Competitor Market Share in respect of rental and installment sale
agreements
Institution Value (RM) % of Total
First National Bank 23 569 28.9%
ABSA Bank 19 532 23.9%
Standard Bank 17 658 21.6%
Nedcor Bank 11 185 13.7%
BoE Bank 2 547 3.1%
Citibank 1 204 1.5%
Saambou 1 186 1.4%
FBC Fidelity Bank 745 0.9%
TOTAL 77,626 100%
Source: NRB’s Form CC4(2)Schedule 5
16. On the parties’ estimates, the combined market share of the merged entity
would be 2.3% postmerger.
Impact on competition
17. While the postmerger market share of 2.3% is not significant enough to
reduce competition in the market, we must consider that on the parties’

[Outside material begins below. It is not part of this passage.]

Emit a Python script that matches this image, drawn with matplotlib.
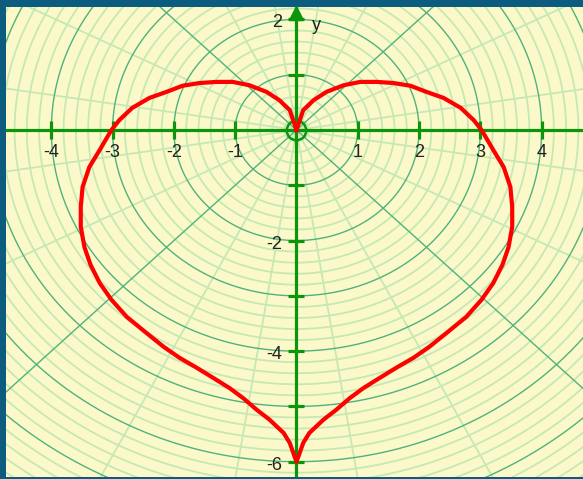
import numpy as np
import matplotlib.pyplot as plt

plt.rcParams['font.family'] = ['Liberation Sans', 'DejaVu Sans']

# moitie droite du coeur (de la pointe haute a la pointe basse)
heart_x_right = [0.00, 0.11, 0.28, 0.49, 0.77, 1.04, 1.31, 1.58, 1.86, 2.12,
                 2.40, 2.68, 2.89, 3.02, 3.21, 3.38, 3.49, 3.52, 3.52, 3.46,
                 3.36, 3.21, 3.02, 2.77, 2.45, 2.17, 1.91, 1.63, 1.35, 1.09,
                 0.87, 0.65, 0.44, 0.21, 0.11, 0.03, 0.00]
heart_y_right = [0.00, 0.36, 0.54, 0.69, 0.81, 0.87, 0.87, 0.85, 0.80, 0.69,
                 0.58, 0.40, 0.18, 0.00, -0.36, -0.67, -1.03, -1.39, -1.75, -2.12,
                 -2.44, -2.77, -3.07, -3.38, -3.67, -3.92, -4.12, -4.30, -4.49, -4.67,
                 -4.85, -5.06, -5.24, -5.48, -5.66, -5.91, -6.00]

x_ticks = [-4, -3, -2, -1, 1, 2, 3, 4]
x_tick_labels = ['-4', '-3', '-2', '-1', '1', '2', '3', '4']
y_ticks = [2, 1, -1, -2, -3, -4, -5, -6]
y_label_ticks = [2, -2, -4, -6]
y_tick_labels = ['2', '-2', '-4', '-6']

BG = '#fbf9c9'
BORDER = '#0b5c7e'
LIGHT = '#c6e8b4'
DARK = '#4fb27c'
AXIS = '#0a950a'

fig = plt.figure(figsize=(5.83, 4.79), dpi=100, facecolor=BORDER)
ax = fig.add_axes([6 / 583, 2 / 479, 577 / 583, 470 / 479])
ax.set_facecolor(BG)
ax.set_xlim(-4.74, 4.675)
ax.set_ylim(-6.277, 2.225)
for s in ax.spines.values():
    s.set_visible(False)
ax.set_xticks([])
ax.set_yticks([])

# grille polaire : cercles tous les 0.2, plus fonces aux entiers
t = np.linspace(0, 2 * np.pi, 500)
for k in range(1, 41):
    r = k * 0.2
    dark = k % 5 == 0
    ax.plot(r * np.cos(t), r * np.sin(t), color=DARK if dark else LIGHT,
            lw=1.0 if dark else 1.3, zorder=2 if dark else 1)

# rayons tous les 18 degres (decales de 9), plus fonces a 45
for a in range(9, 360, 18):
    dark = a % 90 == 45
    ar = np.radians(a)
    ax.plot([0, 9 * np.cos(ar)], [0, 9 * np.sin(ar)], color=DARK if dark else LIGHT,
            lw=1.0 if dark else 1.3, zorder=2 if dark else 1)

# axes
ax.axhline(0, color=AXIS, lw=2.3, zorder=3)
ax.axvline(0, color=AXIS, lw=2.3, zorder=3)
ax.plot([0], [2.11], marker='^', ms=10, color=AXIS, zorder=3, clip_on=False)
ax.plot([0], [0], marker='o', ms=14, mfc='none', mec=AXIS, mew=1.8, zorder=3)

ax.plot(x_ticks, [0] * len(x_ticks), ls='none', marker='|', ms=13, mew=2.3,
        color=AXIS, zorder=3)
ax.plot([0] * len(y_ticks), y_ticks, ls='none', marker='_', ms=12, mew=2.3,
        color=AXIS, zorder=3)

for x, lab in zip(x_ticks, x_tick_labels):
    ax.annotate(lab, (x, 0), xytext=(0, -16), textcoords='offset points',
                ha='center', va='center', fontsize=13, color='#222222')
for y, lab in zip(y_label_ticks, y_tick_labels):
    ax.annotate(lab, (0, y), xytext=(-10, -2.5), textcoords='offset points',
                ha='right', va='center', fontsize=13, color='#222222')
ax.annotate('y', (0, 2.225), xytext=(14, -13), textcoords='offset points',
            ha='center', va='center', fontsize=13, color='#222222')

# le coeur
hx = heart_x_right + [-v for v in heart_x_right[::-1]]
hy = heart_y_right + heart_y_right[::-1]
ax.plot(hx, hy, color='#ff0000', lw=3, zorder=5, solid_joinstyle='round')

fig.savefig('out.png', dpi=100, facecolor=BORDER)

admission, this figure includes other forms of asset financing, such as
vehicle financing. Since these turnover figures might be quite large for
banks such as Stannic and FNB, this could distort shares when we
consider the narrower office equipment financing market. Were the parties
able to obtain separate figures for this latter market, such market shares
could well be more inflated than the figure of 2.3%.
18. After further questioning, it nevertheless appeared that the market for
office equipment financing is very competitive, with all the major banks
participating therein. Furthermore, entry barriers are low since banks can
quite easily get involved in this type of financing provided they have
adequate funds and sophisticated collection systems.
19. On balance, the Tribunal is therefore of the opinion that this transaction
will not substantially lessen competition in respect of rental and installment
sale transactions in the office automation equipment market.
Public Interest Considerations
20. The parties submit that this transaction will have no effect on employment.